La muy plagiadora se robó mi intervención. Eso era todo lo que yo quería decir y la copiona se me adelantó. Pero lo más insultante es que, usando casi las mismas palabras que yo utilicé, a ella sí le prestaron atención. Ahí sí, todos giraron sus cabezas para hablar con ella.

—¿Y cuándo los transfirieron? 

—Ah, pero si no los necesitas, mejor espérate.

—De pronto te sirven para un viaje.

Armaron tremeeenda conversación con MÍ tema. Es imposible no tomárselo personal. Es imposible no pensar “y a estos malditos qué les pasa conmigo”. Es inevitable cuestionarse sobre si la gente no me oye porque creen que soy un petardo, o porque mi tono de voz no llama la atención, o porque mi presencia física no es lo suficientemente imponente, o porque mi mandíbula es muy pequeña. Siempre he creído que las personas con mandíbulas cuadradas, definidas, fuertes, grandes, tienden a ser escuchadas con más atención. En cambio, la mía está sumida, como la de Eugenio, el personaje de Condorito. Desde pequeño mis tíos me decían “venga le digo, cumbamba de pollo”.

He intentado apropiarme de las conversaciones sociales de muchas maneras. He alzado la voz, la he impostado para que suene más grave y también la he puesto más aguda. He hecho movimientos exagerados con las manos y el coxis (no voy a entrar en detalles). He visto tutoriales sobre cómo proyectar gestos de poder frente a los demás, poniendo las manos en la cintura, haciendo la postura de la Mujer Maravilla. Nada.
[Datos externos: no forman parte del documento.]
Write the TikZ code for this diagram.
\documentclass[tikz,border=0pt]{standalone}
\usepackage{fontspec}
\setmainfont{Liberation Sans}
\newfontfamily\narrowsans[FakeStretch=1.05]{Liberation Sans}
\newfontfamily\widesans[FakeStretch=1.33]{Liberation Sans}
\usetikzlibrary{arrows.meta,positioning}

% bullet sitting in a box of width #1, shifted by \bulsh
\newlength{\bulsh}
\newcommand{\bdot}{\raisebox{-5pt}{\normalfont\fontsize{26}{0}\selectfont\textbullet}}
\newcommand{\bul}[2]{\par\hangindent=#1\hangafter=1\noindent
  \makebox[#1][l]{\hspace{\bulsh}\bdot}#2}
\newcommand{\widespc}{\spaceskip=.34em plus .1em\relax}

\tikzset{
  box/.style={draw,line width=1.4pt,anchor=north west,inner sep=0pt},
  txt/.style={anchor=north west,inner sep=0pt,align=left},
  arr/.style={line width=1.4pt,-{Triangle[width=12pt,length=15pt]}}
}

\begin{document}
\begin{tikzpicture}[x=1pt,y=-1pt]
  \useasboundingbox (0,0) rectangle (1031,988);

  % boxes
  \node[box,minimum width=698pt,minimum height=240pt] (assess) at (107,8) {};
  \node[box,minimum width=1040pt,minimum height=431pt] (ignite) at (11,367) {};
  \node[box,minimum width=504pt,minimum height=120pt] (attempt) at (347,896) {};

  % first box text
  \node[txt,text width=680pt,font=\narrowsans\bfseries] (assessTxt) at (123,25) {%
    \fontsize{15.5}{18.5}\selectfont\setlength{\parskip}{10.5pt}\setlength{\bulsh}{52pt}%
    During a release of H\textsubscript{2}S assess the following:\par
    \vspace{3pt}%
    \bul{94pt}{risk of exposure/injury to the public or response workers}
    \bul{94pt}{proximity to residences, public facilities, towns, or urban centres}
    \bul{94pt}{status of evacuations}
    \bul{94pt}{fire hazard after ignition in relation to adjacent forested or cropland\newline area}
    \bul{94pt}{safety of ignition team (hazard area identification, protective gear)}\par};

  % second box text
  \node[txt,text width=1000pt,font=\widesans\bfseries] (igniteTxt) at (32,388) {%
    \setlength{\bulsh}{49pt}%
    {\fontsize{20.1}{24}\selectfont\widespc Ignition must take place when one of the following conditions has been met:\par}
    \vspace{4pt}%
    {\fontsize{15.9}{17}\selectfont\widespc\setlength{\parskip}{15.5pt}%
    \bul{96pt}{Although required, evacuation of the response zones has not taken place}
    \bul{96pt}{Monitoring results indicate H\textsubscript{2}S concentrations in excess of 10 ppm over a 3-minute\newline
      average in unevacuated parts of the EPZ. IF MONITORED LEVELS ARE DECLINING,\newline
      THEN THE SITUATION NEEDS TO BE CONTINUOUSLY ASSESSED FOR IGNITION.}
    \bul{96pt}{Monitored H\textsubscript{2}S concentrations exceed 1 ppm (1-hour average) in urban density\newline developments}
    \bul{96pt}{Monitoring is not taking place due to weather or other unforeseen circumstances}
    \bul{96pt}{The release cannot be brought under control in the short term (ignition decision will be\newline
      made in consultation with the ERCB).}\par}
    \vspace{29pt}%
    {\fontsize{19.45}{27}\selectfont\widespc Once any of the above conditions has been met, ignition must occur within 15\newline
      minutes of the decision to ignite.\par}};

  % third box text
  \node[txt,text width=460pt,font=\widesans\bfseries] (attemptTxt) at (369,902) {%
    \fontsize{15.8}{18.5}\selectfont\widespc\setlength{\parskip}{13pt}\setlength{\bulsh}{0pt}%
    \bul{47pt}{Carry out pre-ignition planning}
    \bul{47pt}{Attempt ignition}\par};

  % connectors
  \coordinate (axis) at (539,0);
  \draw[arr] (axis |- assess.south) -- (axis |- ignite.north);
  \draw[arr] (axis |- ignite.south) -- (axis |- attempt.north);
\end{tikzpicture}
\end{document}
Tengo una amiga a la que suelen escuchar como si fuera un maestro Jedi. Habla con un tono de voz muy bajito, tanto, que la gente tiene que esforzarse para concentrarse y escuchar sus palabras. Es como si hablar pasito obligara a los demás a hacer silencio y a esforzarse para prestar atención. Pues he intentado lo mismo, intervenir con un volumen muy suave, pero nada. Parece que estuviera rezando y la gente me mira, no para oírme, sino para hacerme cara de “y ese cuchicheo, ¿qué?, cumbamba de pollo”. Y cuando hablo duro, parece que estuviera gritando. En esos casos, la gente no se dirige a mí para seguir la conversación conmigo, sino para decirme: “Shhhhh”. O me hacen un gesto de desagrado acompañado con un movimiento de la mano, queriendo decir: “Bájele…, mentón-robado”.
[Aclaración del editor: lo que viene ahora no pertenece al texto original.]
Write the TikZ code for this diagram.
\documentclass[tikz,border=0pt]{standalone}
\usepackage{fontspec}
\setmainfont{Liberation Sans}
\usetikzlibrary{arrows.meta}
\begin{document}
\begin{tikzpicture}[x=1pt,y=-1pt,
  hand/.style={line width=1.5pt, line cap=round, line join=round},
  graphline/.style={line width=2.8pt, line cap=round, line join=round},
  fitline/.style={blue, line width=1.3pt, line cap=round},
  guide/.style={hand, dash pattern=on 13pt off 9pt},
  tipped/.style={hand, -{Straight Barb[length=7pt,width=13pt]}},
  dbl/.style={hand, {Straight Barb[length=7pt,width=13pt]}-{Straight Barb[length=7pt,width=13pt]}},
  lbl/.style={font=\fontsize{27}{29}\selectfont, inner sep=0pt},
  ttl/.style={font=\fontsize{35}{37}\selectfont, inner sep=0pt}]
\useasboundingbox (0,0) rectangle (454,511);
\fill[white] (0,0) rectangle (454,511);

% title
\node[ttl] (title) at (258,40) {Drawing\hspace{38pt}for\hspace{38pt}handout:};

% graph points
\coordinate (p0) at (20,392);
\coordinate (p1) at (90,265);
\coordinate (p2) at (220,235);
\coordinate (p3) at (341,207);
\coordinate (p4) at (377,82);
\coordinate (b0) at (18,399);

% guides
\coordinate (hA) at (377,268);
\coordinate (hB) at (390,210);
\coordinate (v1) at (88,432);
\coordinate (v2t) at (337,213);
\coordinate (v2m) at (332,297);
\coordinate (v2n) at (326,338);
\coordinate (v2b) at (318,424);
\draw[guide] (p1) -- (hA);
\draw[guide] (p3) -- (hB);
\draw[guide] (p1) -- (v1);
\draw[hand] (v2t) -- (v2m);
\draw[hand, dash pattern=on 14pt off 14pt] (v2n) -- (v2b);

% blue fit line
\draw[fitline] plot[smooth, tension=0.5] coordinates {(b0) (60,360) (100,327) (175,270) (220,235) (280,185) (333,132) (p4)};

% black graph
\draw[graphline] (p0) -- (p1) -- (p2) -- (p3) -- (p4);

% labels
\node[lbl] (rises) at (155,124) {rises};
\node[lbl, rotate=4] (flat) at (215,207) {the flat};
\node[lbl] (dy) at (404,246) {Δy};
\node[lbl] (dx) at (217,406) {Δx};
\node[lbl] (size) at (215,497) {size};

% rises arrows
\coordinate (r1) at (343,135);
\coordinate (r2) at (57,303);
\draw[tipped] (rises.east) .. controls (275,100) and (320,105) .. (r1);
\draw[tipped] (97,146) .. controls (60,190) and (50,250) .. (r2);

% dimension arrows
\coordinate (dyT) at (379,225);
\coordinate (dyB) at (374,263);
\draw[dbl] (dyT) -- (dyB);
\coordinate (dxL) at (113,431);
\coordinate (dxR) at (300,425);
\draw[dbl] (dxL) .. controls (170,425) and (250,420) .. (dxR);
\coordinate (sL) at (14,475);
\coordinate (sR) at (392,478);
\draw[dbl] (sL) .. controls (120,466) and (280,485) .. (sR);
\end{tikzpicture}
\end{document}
A veces me gano la atención de una persona en el grupo, una sola, que se queda intrigada, viéndome mover el coxis (insisto, sobre este tema no entraré en detalles). Sin embargo, la pierdo rápidamente porque esa persona ve que los demás siguen escuchando otra historia. Me deja de mirar sin siquiera excusarse, sin al menos hacer cara de “oye, qué pena, mejor voy a seguir escuchando al otro, porque no me llama la atención oír las historias de gente a la que no se le ha desarrollado por completo la mandíbula”.

Me he vuelto ansioso en esas reuniones sociales. Me preparo con horas de anticipación. Hago ejercicios de respiración y vocalización (“GUA-SHING-TOOOON… PRO-CRAS-TI-NARRRR… ES-CÉPPP-TI-CO”). Esfuerzo mi cumbamba para que se alargue un poquito. Ya en la reunión me sudan las manos. Estoy muy pendiente de cuándo intervenir, de identificar el silencio perfecto para compartir mi opinión, como quien juega lazo con los amigos y está calculando el momento ideal para entrar y saltar, sin estorbar el movimiento de la cuerda. La cabeza se me hace un ocho: “Cuando él termine de decir eso, voy a meter la cucharada. Algo cortico, para tantear a la gente… Listo, ¡ahí!… Uy, no, no, no… Se me pasó la ventana… Ahora sí… ¡Ahí!… Ahhhhh, habló primero ese otro… Espere y verá… ¡Ahí!… ¡Agggg! Me dio miedito… ¡Ahí!”.